- STATED GOAL: Leaving the pictures aside, transcribe every line below exactly.

- MATERIAL PROVIDED:
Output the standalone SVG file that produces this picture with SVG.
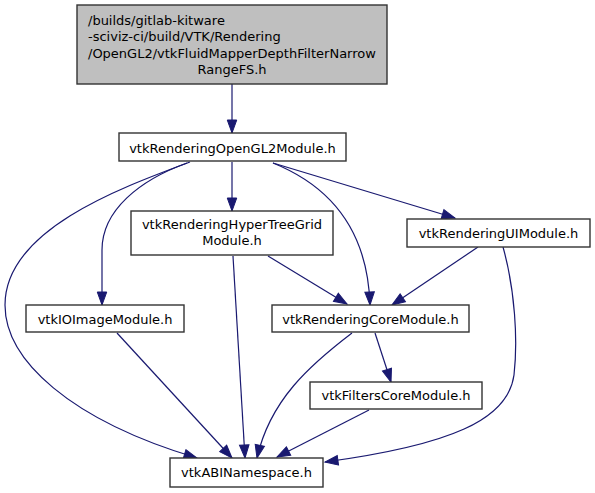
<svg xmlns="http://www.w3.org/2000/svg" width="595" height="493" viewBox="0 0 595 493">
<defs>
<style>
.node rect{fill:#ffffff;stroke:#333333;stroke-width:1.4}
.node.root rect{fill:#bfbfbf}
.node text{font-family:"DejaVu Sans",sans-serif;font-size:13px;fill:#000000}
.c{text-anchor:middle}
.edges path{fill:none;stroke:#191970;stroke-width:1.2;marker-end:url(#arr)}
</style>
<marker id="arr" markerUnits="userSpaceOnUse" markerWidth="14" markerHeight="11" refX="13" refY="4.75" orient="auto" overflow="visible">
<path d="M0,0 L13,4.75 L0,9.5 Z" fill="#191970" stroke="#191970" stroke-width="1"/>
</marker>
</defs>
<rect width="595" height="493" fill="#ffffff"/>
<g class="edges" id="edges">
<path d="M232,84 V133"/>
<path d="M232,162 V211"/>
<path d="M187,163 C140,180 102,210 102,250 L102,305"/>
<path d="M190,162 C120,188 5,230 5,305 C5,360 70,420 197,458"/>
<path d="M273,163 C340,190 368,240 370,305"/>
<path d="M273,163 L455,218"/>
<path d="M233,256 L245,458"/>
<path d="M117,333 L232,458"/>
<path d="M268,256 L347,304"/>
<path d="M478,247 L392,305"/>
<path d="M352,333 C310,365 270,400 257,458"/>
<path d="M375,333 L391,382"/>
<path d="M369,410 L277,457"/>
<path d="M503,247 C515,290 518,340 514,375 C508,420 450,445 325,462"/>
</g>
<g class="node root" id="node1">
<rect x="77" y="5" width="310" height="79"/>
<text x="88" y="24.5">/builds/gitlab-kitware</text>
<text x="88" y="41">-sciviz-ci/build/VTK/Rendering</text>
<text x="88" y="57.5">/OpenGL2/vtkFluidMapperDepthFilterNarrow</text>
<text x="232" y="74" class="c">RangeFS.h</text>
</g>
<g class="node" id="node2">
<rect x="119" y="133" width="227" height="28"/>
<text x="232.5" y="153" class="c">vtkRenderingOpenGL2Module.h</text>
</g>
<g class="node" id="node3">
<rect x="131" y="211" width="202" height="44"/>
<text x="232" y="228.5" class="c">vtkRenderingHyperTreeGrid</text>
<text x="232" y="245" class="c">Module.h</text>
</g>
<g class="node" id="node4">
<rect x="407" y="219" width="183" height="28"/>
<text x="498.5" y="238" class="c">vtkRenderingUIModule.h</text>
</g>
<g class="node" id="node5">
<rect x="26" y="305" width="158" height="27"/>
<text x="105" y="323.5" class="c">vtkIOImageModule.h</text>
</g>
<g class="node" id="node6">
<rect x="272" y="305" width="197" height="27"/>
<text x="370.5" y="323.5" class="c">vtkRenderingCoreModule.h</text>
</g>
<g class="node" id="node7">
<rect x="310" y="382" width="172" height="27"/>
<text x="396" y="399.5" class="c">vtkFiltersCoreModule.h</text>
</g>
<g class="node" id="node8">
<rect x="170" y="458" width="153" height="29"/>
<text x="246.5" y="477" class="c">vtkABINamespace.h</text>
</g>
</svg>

- THE SOLUTION:
Output the standalone SVG file that produces this picture with SVG.
<svg xmlns="http://www.w3.org/2000/svg" width="595" height="493" viewBox="0 0 595 493">
<defs>
<style>
.node rect{fill:#ffffff;stroke:#333333;stroke-width:1.4}
.node.root rect{fill:#bfbfbf}
.node text{font-family:"DejaVu Sans",sans-serif;font-size:13px;fill:#000000}
.c{text-anchor:middle}
.edges path{fill:none;stroke:#191970;stroke-width:1.2;marker-end:url(#arr)}
</style>
<marker id="arr" markerUnits="userSpaceOnUse" markerWidth="14" markerHeight="11" refX="13" refY="4.75" orient="auto" overflow="visible">
<path d="M0,0 L13,4.75 L0,9.5 Z" fill="#191970" stroke="#191970" stroke-width="1"/>
</marker>
</defs>
<rect width="595" height="493" fill="#ffffff"/>
<g class="edges" id="edges">
<path d="M232,84 V133"/>
<path d="M232,162 V211"/>
<path d="M187,163 C140,180 102,210 102,250 L102,305"/>
<path d="M190,162 C120,188 5,230 5,305 C5,360 70,420 197,458"/>
<path d="M273,163 C340,190 368,240 370,305"/>
<path d="M273,163 L455,218"/>
<path d="M233,256 L245,458"/>
<path d="M117,333 L232,458"/>
<path d="M268,256 L347,304"/>
<path d="M478,247 L392,305"/>
<path d="M352,333 C310,365 270,400 257,458"/>
<path d="M375,333 L391,382"/>
<path d="M369,410 L277,457"/>
<path d="M503,247 C515,290 518,340 514,375 C508,420 450,445 325,462"/>
</g>
<g class="node root" id="node1">
<rect x="77" y="5" width="310" height="79"/>
<text x="88" y="24.5">/builds/gitlab-kitware</text>
<text x="88" y="41">-sciviz-ci/build/VTK/Rendering</text>
<text x="88" y="57.5">/OpenGL2/vtkFluidMapperDepthFilterNarrow</text>
<text x="232" y="74" class="c">RangeFS.h</text>
</g>
<g class="node" id="node2">
<rect x="119" y="133" width="227" height="28"/>
<text x="232.5" y="153" class="c">vtkRenderingOpenGL2Module.h</text>
</g>
<g class="node" id="node3">
<rect x="131" y="211" width="202" height="44"/>
<text x="232" y="228.5" class="c">vtkRenderingHyperTreeGrid</text>
<text x="232" y="245" class="c">Module.h</text>
</g>
<g class="node" id="node4">
<rect x="407" y="219" width="183" height="28"/>
<text x="498.5" y="238" class="c">vtkRenderingUIModule.h</text>
</g>
<g class="node" id="node5">
<rect x="26" y="305" width="158" height="27"/>
<text x="105" y="323.5" class="c">vtkIOImageModule.h</text>
</g>
<g class="node" id="node6">
<rect x="272" y="305" width="197" height="27"/>
<text x="370.5" y="323.5" class="c">vtkRenderingCoreModule.h</text>
</g>
<g class="node" id="node7">
<rect x="310" y="382" width="172" height="27"/>
<text x="396" y="399.5" class="c">vtkFiltersCoreModule.h</text>
</g>
<g class="node" id="node8">
<rect x="170" y="458" width="153" height="29"/>
<text x="246.5" y="477" class="c">vtkABINamespace.h</text>
</g>
</svg>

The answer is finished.